October 24, 2017 06:59 PM
Gov. Mark Dayton told those in attendance at Cyber Security Summit 2017 in Minneapolis that he plans to try to boost spending to protect the state from millions of daily cyber attacks.
"The state of Minnesota is attacked over three million times every day," Dayton saidr. "The attacks originate from over 150 countries."
Dayton says he proposed $125 million in new cybersecurity funding last year, but he says the legislature approved just a "fraction" of that. He wanted $27 million for the Minnesota Information Technology Unit (MNIT) and $98 million for new security across state government.

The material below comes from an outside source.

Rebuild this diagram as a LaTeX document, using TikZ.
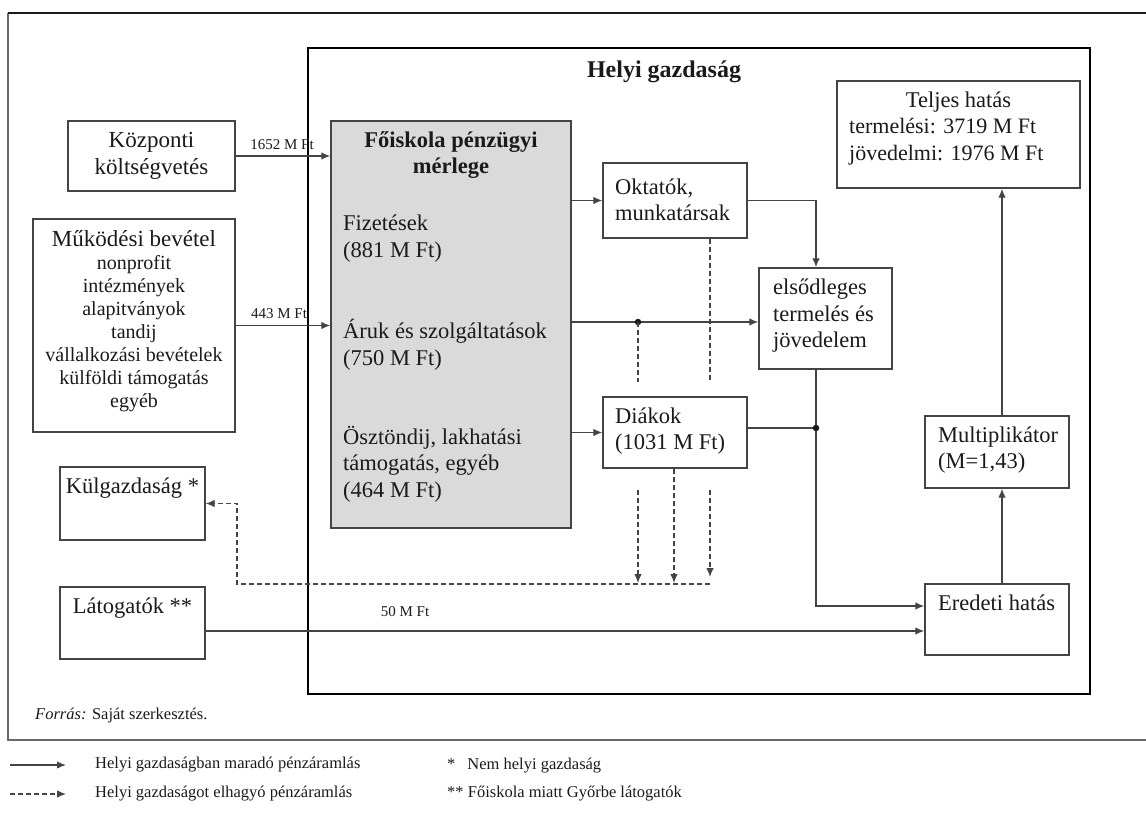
\documentclass[tikz,border=0pt]{standalone}
\usepackage{fontspec}
\setmainfont{Liberation Serif}
\usetikzlibrary{arrows.meta}
\definecolor{edge}{HTML}{444444}
\definecolor{ink}{HTML}{1A1A1A}
\definecolor{panel}{HTML}{DADADA}

\begin{document}
\begin{tikzpicture}[x=1pt,y=-1pt,
  box/.style={draw=edge, line width=1.4pt, fill=white, inner sep=0pt},
  txt/.style={text=ink, inner sep=0pt, font=\fontsize{22.5}{26.5}\selectfont},
  small/.style={text=ink, inner sep=0pt, font=\fontsize{15}{18}\selectfont},
  legend/.style={text=ink, inner sep=0pt, anchor=west, font=\fontsize{16.5}{19}\selectfont},
  flow/.style={draw=edge, line width=1.3pt, -{Latex[length=9pt,width=7.5pt]}},
  leak/.style={draw=edge, line width=1.1pt, dash pattern=on 5pt off 3pt, -{Latex[length=9pt,width=7.5pt]}},
  leakline/.style={draw=edge, line width=1.1pt, dash pattern=on 5pt off 3pt},
  joint/.style={circle, fill=ink, inner sep=0pt, minimum size=6.5pt},
]
\useasboundingbox (0,0) rectangle (1146,813);

% outer frame (open to the right)
\draw[draw=edge!80, line width=1.2pt] (1146,740) -- (8,740) -- (8,13);
\draw[draw=ink, line width=2.6pt] (8,13) -- (1146,13);

% local economy frame
\node[draw=black, line width=2.6pt, inner sep=0pt, minimum width=782pt, minimum height=646pt] (helyi) at (699,371) {};
\node[txt, font=\bfseries\fontsize{24}{28}\selectfont] (helyititle) at (664,72) {Helyi gazdaság};

% sources
\node[box, txt, align=center, minimum width=167pt, minimum height=70pt, font=\fontsize{23}{27}\selectfont] (kozp) at (151.5,156) {Központi\\költségvetés};
\node[box, minimum width=202pt, minimum height=213pt] (mukod) at (134,325.5) {};
\node[txt, align=center, font=\fontsize{20}{23}\selectfont] (mukodtxt) at (134,321)
  {{\fontsize{23}{23}\selectfont Működési bevétel}\\nonprofit\\intézmények\\alapitványok\\tandij\\vállalkozási bevételek\\külföldi támogatás\\egyéb};

% college balance
\node[box, fill=panel, minimum width=240pt, minimum height=407pt] (foisk) at (451,324.5) {};
\node[txt, align=center, font=\bfseries\fontsize{22.5}{26}\selectfont] (foisktitle) at (451,155) {Főiskola pénzügyi\\mérlege};
\node[txt, anchor=west, align=left] (fizet) at (343,238.5) {Fizetések\\(881 M Ft)};
\node[txt, anchor=west, align=left] (aruk) at (343,344.5) {Áruk és szolgáltatások\\(750 M Ft)};
\node[txt, anchor=west, align=left] (oszt) at (343,464) {Ösztöndij, lakhatási\\támogatás, egyéb\\(464 M Ft)};

% recipients
\node[box, minimum width=144pt, minimum height=75pt] (oktat) at (675,200.5) {};
\node[txt, anchor=west, align=left] (oktattxt) at (615,200) {Oktatók,\\munkatársak};
\node[box, minimum width=144pt, minimum height=71pt] (diak) at (675,432.5) {};
\node[txt, anchor=west, align=left] (diaktxt) at (615,431) {Diákok\\(1031 M Ft)};
\node[box, minimum width=133pt, minimum height=101pt] (elsod) at (825.5,318.5) {};
\node[txt, anchor=west, align=left] (elsodtxt) at (773,316) {elsődleges\\termelés és\\jövedelem};

% impacts
\node[box, minimum width=243pt, minimum height=107pt] (teljes) at (958.5,134.5) {};
\node[txt] (teljescap) at (958.5,102) {Teljes hatás};
\node[txt, anchor=west, align=left, font=\fontsize{22}{26.5}\selectfont] (teljesval) at (849,141.5) {termelési: 3719 M Ft\\jövedelmi: 1976 M Ft};
\node[box, minimum width=144pt, minimum height=72pt] (multi) at (997,452) {};
\node[txt, anchor=west, align=left] (multitxt) at (938,450) {Multiplikátor\\(M=1,43)};
\node[box, minimum width=144pt, minimum height=71pt] (ered) at (997,619.5) {};
\node[txt, anchor=west] (eredtxt) at (938,603) {Eredeti hatás};

% outside the local economy
\node[box, minimum width=145pt, minimum height=73pt] (kulg) at (132.5,503.5) {};
\node[txt] (kulgtxt) at (132.5,488) {Külgazdaság *};
\node[box, minimum width=145pt, minimum height=72pt] (latog) at (132.5,623) {};
\node[txt] (latogtxt) at (132.5,608) {Látogatók **};

% helper coordinates
\coordinate (jdot) at (638,322);
\coordinate (jx) at (816,428);
\coordinate (jbend) at (816,606);
\coordinate (vy) at (400,631);
\coordinate (mx) at (1002,540);
\coordinate (dB) at (674,0);
\coordinate (dC) at (710,0);
\coordinate (gapTop) at (0,382);
\coordinate (gapBot) at (0,490);
\coordinate (tipY) at (0,583);
\coordinate (tipYc) at (0,577);
\coordinate (coll) at (710,584);
\coordinate (collL) at (237,584);

% money flows staying local
\draw[flow] (kozp.east) -- (kozp.east -| foisk.west);
\draw[flow] (mukod.east) -- (mukod.east -| foisk.west);
\draw[flow] (oktat.west -| foisk.east) -- (oktat.west);
\draw[flow] (jdot -| foisk.east) -- (jdot -| elsod.west);
\draw[flow] (diak.west -| foisk.east) -- (diak.west);
\draw[flow] (oktat.east) -| (jx |- elsod.north);
\draw[draw=edge, line width=1.3pt] (jx -| diak.east) -- (jx);
\draw[flow] (jx |- elsod.south) -- (jbend) -- (jbend -| ered.west);
\draw[flow] (vy -| latog.east) -- (vy -| ered.west);
\draw[flow] (mx |- ered.north) -- (mx |- multi.south);
\draw[flow] (mx |- multi.north) -- (mx |- teljes.south);
\node[joint] (dotA) at (jdot) {};
\node[joint] (dotB) at (jx) {};

% money flows leaving
\draw[leakline] (jdot) -- (jdot |- gapTop);
\draw[leak] (jdot |- gapBot) -- (jdot |- tipY);
\draw[leakline] (dC |- oktat.south) -- (dC |- gapTop);
\draw[leak] (dC |- gapBot) -- (dC |- tipYc);
\draw[leak] (dB |- diak.south) -- (dB |- tipY);
\draw[leak] (coll) -- (collL) -- (collL |- kulg.east) -- (kulg.east);

% flow amounts
\node[small] (lab1) at (282,145) {1652 M Ft};
\node[small] (lab2) at (279,314) {443 M Ft};
\node[small] (lab3) at (405,612) {50 M Ft};

% source note
\node[legend] (src) at (35,716) {\textit{Forrás:} Saját szerkesztés.};

% legend
\coordinate (lg1a) at (10,765);
\coordinate (lg1b) at (66,765);
\coordinate (lg2a) at (10,794);
\coordinate (lg2b) at (66,794);
\draw[flow] (lg1a) -- (lg1b);
\draw[leak] (lg2a) -- (lg2b);
\node[legend] (lgt1) at (95,765) {Helyi gazdaságban maradó pénzáramlás};
\node[legend] (lgt2) at (95,794) {Helyi gazdaságot elhagyó pénzáramlás};
\node[legend] (lgt3) at (447,766) {*\hspace{12pt}Nem helyi gazdaság};
\node[legend] (lgt4) at (447,794) {** Főiskola miatt Győrbe látogatók};
\end{tikzpicture}
\end{document}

"We have not invested nearly enough to bring our technology up to date and keep us secure," Dayton said.
Republican lawmakers quickly challenged the governor's criticism. They said Dayton decided to pull back cybersecurity funding in favor of other priorities during budget negotiations.
“When it came time to negotiate, the first thing Gov. Dayton chose to cut from his proposed budget was the funding for increased cyber security,” Rep. Sarah Anderson, R-Plymouth, said.

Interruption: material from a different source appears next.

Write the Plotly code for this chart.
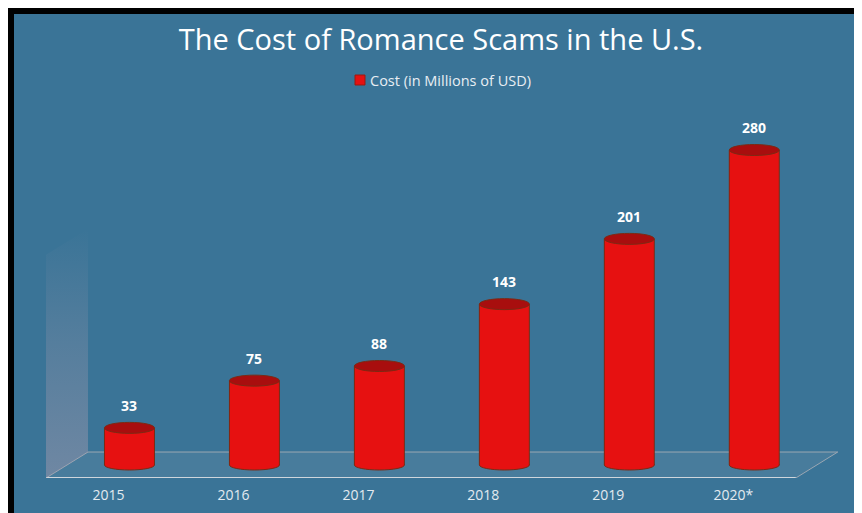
import plotly.graph_objects as go

# ---- data ----
years = ["2015", "2016", "2017", "2018", "2019", "2020*"]
cost = [33, 75, 88, 143, 201, 280]
series_name = "Cost (in Millions of USD)"
title_text = "The Cost of Romance Scams in the U.S."

# ---- layout geometry (pixels, figure coordinates) ----
FW, FH = 862, 513
L, T = 38, 107
UNIT_PX = 125                       # pixels per category
PH = 363
X0 = -0.5
X1 = len(years) - 0.5
X1_EXT = X1 + 0.45                  # extra room for the 3D floor corner
PW = round((X1_EXT - X0) * UNIT_PX)
R, B = FW - L - PW, FH - T - PH
PX_PER_UNIT = 1.125
Y0 = -13 / PX_PER_UNIT
Y1 = Y0 + PH / PX_PER_UNIT
DEPTH_DX = 42 / UNIT_PX             # floor depth shift in x units
DEPTH_DY = 26 / PX_PER_UNIT         # floor depth shift in y units
BAR_SHIFT = DEPTH_DX / 2
HALF_W = 0.2
RY_BOT = 5 / PX_PER_UNIT
RY_TOP = 5.5 / PX_PER_UNIT

BG = "#3a7497"
RED = "#e61111"
RED_TOP = "#a80e0e"
EDGE = "#7c2a14"

def px_x(px):
    return (px - L) / PW

def px_y(py):
    return (FH - B - py) / PH

positions = list(range(len(years)))
centers = [p + BAR_SHIFT for p in positions]

fig = go.Figure()

# side wall (fading upwards)
wall_top = 210
fig.add_trace(go.Scatter(
    x=[X0, X0 + DEPTH_DX, X0 + DEPTH_DX, X0, X0],
    y=[Y0, Y0 + DEPTH_DY, wall_top, wall_top - DEPTH_DY, Y0],
    fill="toself",
    fillgradient=dict(type="vertical",
                      colorscale=[[0, "rgba(165,155,175,0.5)"],
                                  [0.55, "rgba(165,155,175,0.25)"],
                                  [1, "rgba(165,155,175,0)"]]),
    line=dict(width=0), mode="lines", hoverinfo="skip", showlegend=False))

# cylinder bodies
fig.add_trace(go.Bar(
    x=centers, y=cost, width=2 * HALF_W, name=series_name,
    marker=dict(color=RED, line=dict(width=0)),
    showlegend=False, hoverinfo="y"))

shapes = []
fy_front, fy_back = Y0, Y0 + DEPTH_DY
floor_path = (f"M {X0},{fy_front} L {X1},{fy_front} L {X1 + DEPTH_DX},{fy_back} "
              f"L {X0 + DEPTH_DX},{fy_back} Z")
shapes.append(dict(type="path", xref="x", yref="y", layer="below", path=floor_path,
                   fillcolor="rgba(150,170,185,0.16)",
                   line=dict(color="rgba(170,175,182,0.85)", width=1)))
shapes.append(dict(type="line", xref="x", yref="y", layer="below",
                   x0=X0, x1=X1, y0=fy_front, y1=fy_front,
                   line=dict(color="#cfd6dc", width=2)))

for xc, v in zip(centers, cost):
    shapes.append(dict(type="circle", xref="x", yref="y", layer="below",
                       x0=xc - HALF_W, x1=xc + HALF_W, y0=-RY_BOT, y1=RY_BOT,
                       fillcolor=RED, line=dict(color=EDGE, width=1)))
    for sx in (xc - HALF_W, xc + HALF_W):
        shapes.append(dict(type="line", xref="x", yref="y", layer="above",
                           x0=sx, x1=sx, y0=0, y1=v, line=dict(color=EDGE, width=1)))
    shapes.append(dict(type="circle", xref="x", yref="y", layer="above",
                       x0=xc - HALF_W, x1=xc + HALF_W, y0=v - RY_TOP, y1=v + RY_TOP,
                       fillcolor=RED_TOP, line=dict(color=EDGE, width=1)))

# black border on top and left
shapes.append(dict(type="rect", xref="paper", yref="paper", layer="above",
                   x0=px_x(-2), x1=px_x(FW + 2), y0=px_y(6), y1=px_y(-2),
                   fillcolor="black", line=dict(width=0)))
shapes.append(dict(type="rect", xref="paper", yref="paper", layer="above",
                   x0=px_x(-2), x1=px_x(6), y0=px_y(FH + 2), y1=px_y(-2),
                   fillcolor="black", line=dict(width=0)))

# legend (marker + label)
shapes.append(dict(type="rect", xref="paper", yref="paper", layer="above",
                   x0=px_x(347), x1=px_x(357), y0=px_y(77), y1=px_y(67),
                   fillcolor=RED, line=dict(color="#9a1a10", width=1)))

annotations = [dict(x=px_x(360), y=px_y(72), xref="paper", yref="paper",
                    text=series_name, showarrow=False, xanchor="left", yanchor="middle",
                    font=dict(family="Open Sans", size=14.5, color="#e8eef3"))]
for xc, v in zip(centers, cost):
    annotations.append(dict(x=xc, y=v, xref="x", yref="y", text=f"<b>{v}</b>",
                            showarrow=False, yanchor="bottom", yshift=11,
                            font=dict(family="Open Sans", size=14, color="white")))

fig.update_layout(
    width=FW, height=FH,
    margin=dict(l=L, r=R, t=T, b=B),
    paper_bgcolor=BG, plot_bgcolor=BG,
    title=dict(text=title_text, x=433 / FW, xanchor="center",
               y=1 - 32 / FH, yanchor="middle",
               font=dict(family="Open Sans", size=29, color="white")),
    showlegend=False,
    xaxis=dict(range=[X0, X1_EXT], tickmode="array", tickvals=positions, ticktext=years,
               showgrid=False, zeroline=False, showline=False, ticks="",
               ticklabelstandoff=7,
               tickfont=dict(family="Open Sans", size=14, color="#e3eaf0"),
               fixedrange=True),
    yaxis=dict(range=[Y0, Y1], visible=False, showgrid=False, zeroline=False,
               fixedrange=True),
    bargap=0, shapes=shapes, annotations=annotations,
)

fig.write_html("out.html")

Senator David Senjem, (R) Rochester, said Republicans are just as committed to cybersecurity as the governor.
"There's not a one of us who would disagree that we (should) take care of our data," Senjem said.. "That's almost sacred. I mean, a state that would let their data get loose, if you will, without due diligence is a state that's not doing their job."
Senjem and Rep. Duane Quam announced they will co-author a bill to create a "identify theft passport" for Minnesota victims of identify theft.
It would be similar to a REAL ID license that would contain embedded data they could show to law enforcement or creditors to prove they are who they say they are, but most details still need to be worked out.